• OBJECTIVE: Give the count of lines containing the string "this", with no other output.

----- INFORMATION SHOWN -----

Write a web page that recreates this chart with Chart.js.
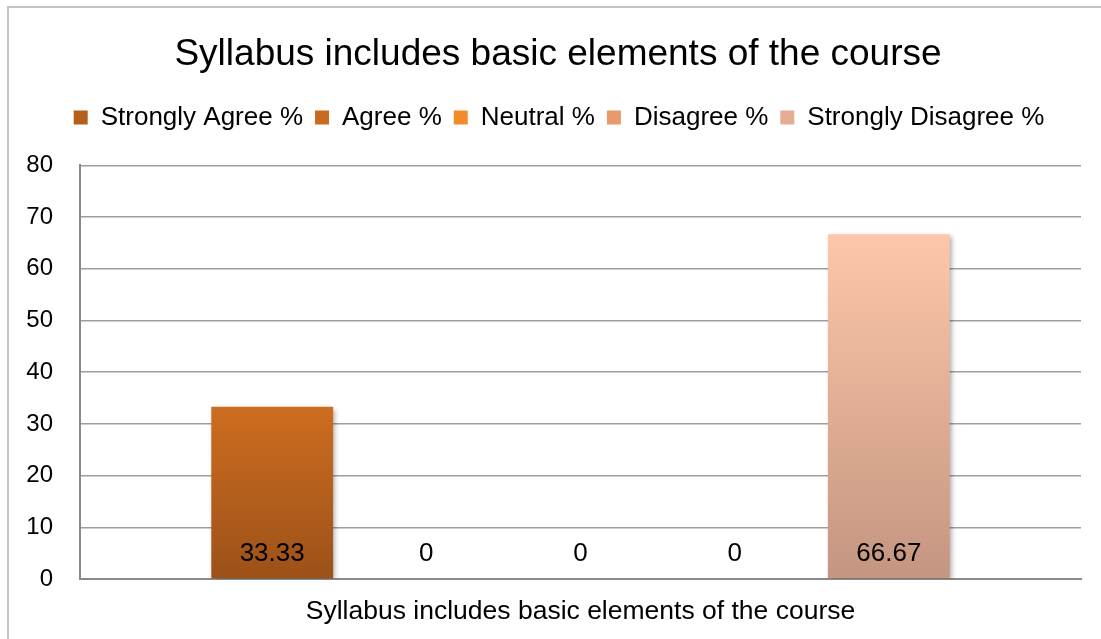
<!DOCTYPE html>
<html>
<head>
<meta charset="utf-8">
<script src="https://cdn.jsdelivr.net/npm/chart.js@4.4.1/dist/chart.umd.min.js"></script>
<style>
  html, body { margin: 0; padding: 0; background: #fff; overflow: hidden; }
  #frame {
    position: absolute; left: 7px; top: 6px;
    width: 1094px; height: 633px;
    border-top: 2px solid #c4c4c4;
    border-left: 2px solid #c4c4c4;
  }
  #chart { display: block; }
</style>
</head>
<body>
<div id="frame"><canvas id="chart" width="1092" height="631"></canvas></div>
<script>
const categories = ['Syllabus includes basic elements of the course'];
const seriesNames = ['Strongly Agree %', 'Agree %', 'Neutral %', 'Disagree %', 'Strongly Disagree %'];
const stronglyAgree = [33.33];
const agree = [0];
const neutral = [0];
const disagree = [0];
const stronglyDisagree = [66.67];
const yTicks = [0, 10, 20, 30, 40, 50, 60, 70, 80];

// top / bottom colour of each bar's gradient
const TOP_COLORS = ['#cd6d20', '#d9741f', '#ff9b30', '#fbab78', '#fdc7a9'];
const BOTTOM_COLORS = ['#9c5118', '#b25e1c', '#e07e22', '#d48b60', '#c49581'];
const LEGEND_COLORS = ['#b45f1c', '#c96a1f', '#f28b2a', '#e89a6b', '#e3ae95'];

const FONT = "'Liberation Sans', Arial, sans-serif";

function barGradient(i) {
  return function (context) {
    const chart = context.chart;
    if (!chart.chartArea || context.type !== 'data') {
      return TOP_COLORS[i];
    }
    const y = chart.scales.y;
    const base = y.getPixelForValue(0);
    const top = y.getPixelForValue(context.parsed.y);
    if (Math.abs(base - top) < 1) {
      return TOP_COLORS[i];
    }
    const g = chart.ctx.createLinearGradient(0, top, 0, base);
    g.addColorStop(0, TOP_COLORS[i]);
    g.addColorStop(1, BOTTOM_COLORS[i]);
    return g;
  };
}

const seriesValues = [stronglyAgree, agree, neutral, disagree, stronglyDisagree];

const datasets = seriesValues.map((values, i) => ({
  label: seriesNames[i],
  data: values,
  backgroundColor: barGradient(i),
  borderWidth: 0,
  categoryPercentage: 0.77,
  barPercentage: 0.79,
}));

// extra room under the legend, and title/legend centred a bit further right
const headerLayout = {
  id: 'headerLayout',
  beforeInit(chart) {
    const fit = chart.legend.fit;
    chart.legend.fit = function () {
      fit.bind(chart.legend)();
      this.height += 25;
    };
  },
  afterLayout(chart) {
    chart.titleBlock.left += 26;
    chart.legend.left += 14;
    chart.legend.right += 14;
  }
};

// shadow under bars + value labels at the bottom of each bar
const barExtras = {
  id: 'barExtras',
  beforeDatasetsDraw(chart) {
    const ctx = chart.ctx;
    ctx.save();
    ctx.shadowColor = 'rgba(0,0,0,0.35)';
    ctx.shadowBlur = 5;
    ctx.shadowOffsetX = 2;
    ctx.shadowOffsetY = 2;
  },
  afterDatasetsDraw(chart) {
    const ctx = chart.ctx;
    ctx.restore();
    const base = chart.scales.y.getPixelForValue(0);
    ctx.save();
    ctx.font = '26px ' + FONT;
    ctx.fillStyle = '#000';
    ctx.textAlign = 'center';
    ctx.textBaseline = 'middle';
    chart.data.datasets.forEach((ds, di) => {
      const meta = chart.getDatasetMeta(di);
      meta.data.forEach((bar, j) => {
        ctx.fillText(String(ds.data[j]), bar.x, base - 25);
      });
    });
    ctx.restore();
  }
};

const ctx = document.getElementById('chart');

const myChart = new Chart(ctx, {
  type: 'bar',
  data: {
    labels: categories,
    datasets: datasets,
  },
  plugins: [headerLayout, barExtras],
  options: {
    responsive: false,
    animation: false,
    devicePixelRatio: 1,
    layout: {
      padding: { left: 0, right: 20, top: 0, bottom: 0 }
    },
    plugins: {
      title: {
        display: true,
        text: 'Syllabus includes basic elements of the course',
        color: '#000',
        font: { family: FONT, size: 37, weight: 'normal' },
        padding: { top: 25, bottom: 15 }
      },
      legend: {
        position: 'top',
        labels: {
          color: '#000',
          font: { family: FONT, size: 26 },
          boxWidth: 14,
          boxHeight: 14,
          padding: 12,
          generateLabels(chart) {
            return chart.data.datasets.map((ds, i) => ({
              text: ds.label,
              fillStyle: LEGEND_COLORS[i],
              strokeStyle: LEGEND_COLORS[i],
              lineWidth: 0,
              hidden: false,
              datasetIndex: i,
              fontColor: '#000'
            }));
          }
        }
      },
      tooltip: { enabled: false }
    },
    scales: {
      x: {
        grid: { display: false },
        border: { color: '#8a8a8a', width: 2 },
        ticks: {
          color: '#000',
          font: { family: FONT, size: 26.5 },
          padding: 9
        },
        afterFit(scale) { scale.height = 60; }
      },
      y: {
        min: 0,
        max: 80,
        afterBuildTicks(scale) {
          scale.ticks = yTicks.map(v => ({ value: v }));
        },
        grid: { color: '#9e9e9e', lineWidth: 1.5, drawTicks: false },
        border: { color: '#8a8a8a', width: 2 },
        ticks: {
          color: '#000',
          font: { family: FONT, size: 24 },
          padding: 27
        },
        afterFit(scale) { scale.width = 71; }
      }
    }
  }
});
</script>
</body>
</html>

-----
----- INFORMATION SHOWN -----

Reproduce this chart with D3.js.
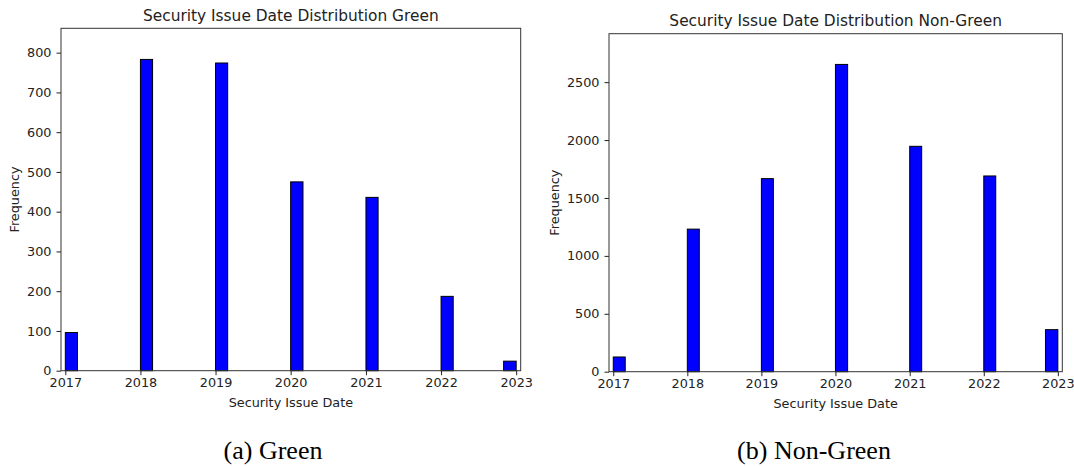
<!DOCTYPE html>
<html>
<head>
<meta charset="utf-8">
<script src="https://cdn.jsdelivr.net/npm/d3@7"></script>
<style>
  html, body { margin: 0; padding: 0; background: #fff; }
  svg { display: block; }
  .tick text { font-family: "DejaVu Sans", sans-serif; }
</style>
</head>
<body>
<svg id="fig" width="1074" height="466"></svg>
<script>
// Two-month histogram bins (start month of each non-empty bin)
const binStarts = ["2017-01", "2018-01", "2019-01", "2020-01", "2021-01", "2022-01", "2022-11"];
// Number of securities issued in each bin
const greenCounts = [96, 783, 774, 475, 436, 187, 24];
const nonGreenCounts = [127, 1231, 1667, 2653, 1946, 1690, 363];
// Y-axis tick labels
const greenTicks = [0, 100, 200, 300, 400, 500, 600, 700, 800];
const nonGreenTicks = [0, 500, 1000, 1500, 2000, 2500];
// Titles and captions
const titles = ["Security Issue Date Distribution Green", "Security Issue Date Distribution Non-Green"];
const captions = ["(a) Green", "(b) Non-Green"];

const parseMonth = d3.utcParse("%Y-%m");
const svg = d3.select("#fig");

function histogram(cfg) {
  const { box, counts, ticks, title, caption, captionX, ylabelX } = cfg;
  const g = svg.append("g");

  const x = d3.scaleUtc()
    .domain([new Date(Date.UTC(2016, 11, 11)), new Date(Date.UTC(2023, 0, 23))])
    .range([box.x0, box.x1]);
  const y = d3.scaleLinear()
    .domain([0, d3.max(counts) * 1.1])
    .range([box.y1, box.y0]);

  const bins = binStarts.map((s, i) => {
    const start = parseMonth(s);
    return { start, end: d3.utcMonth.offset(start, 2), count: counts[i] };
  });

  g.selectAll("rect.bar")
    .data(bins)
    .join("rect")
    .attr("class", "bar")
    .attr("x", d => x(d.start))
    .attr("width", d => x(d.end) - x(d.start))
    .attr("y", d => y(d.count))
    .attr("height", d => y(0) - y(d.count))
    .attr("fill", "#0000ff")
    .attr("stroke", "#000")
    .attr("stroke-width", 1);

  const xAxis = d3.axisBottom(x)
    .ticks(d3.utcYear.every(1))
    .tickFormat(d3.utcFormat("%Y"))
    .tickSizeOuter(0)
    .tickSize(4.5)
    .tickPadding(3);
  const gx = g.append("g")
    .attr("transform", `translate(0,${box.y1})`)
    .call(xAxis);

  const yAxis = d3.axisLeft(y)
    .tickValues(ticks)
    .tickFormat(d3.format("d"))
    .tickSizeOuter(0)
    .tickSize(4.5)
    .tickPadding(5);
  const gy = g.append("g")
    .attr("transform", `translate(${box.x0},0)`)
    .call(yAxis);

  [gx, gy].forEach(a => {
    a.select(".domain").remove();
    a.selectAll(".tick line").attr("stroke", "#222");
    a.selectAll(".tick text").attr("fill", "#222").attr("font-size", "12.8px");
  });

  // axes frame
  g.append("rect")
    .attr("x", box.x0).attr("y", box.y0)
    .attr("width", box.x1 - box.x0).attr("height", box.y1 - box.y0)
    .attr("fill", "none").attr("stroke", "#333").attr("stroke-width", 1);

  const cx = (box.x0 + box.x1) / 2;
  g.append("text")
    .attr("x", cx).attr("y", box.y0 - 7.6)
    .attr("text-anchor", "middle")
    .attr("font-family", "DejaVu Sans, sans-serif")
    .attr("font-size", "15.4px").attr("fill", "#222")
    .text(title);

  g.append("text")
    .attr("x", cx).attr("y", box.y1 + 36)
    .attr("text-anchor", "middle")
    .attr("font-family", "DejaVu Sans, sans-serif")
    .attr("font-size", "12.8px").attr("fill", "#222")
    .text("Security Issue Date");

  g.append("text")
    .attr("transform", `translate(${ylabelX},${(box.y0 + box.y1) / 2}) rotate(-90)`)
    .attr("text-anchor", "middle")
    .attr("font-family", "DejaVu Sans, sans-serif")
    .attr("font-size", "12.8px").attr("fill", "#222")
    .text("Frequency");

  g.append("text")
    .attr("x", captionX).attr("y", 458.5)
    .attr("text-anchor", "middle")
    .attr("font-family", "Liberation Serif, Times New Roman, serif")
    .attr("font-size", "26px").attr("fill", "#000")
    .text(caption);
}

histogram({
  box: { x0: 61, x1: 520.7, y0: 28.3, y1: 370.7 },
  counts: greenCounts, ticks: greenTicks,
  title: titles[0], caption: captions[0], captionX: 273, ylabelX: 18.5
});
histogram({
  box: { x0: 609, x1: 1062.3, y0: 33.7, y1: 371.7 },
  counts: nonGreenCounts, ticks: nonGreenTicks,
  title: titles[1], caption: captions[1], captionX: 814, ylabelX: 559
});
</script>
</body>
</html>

-----

• EXERCISE SOLUTION: 3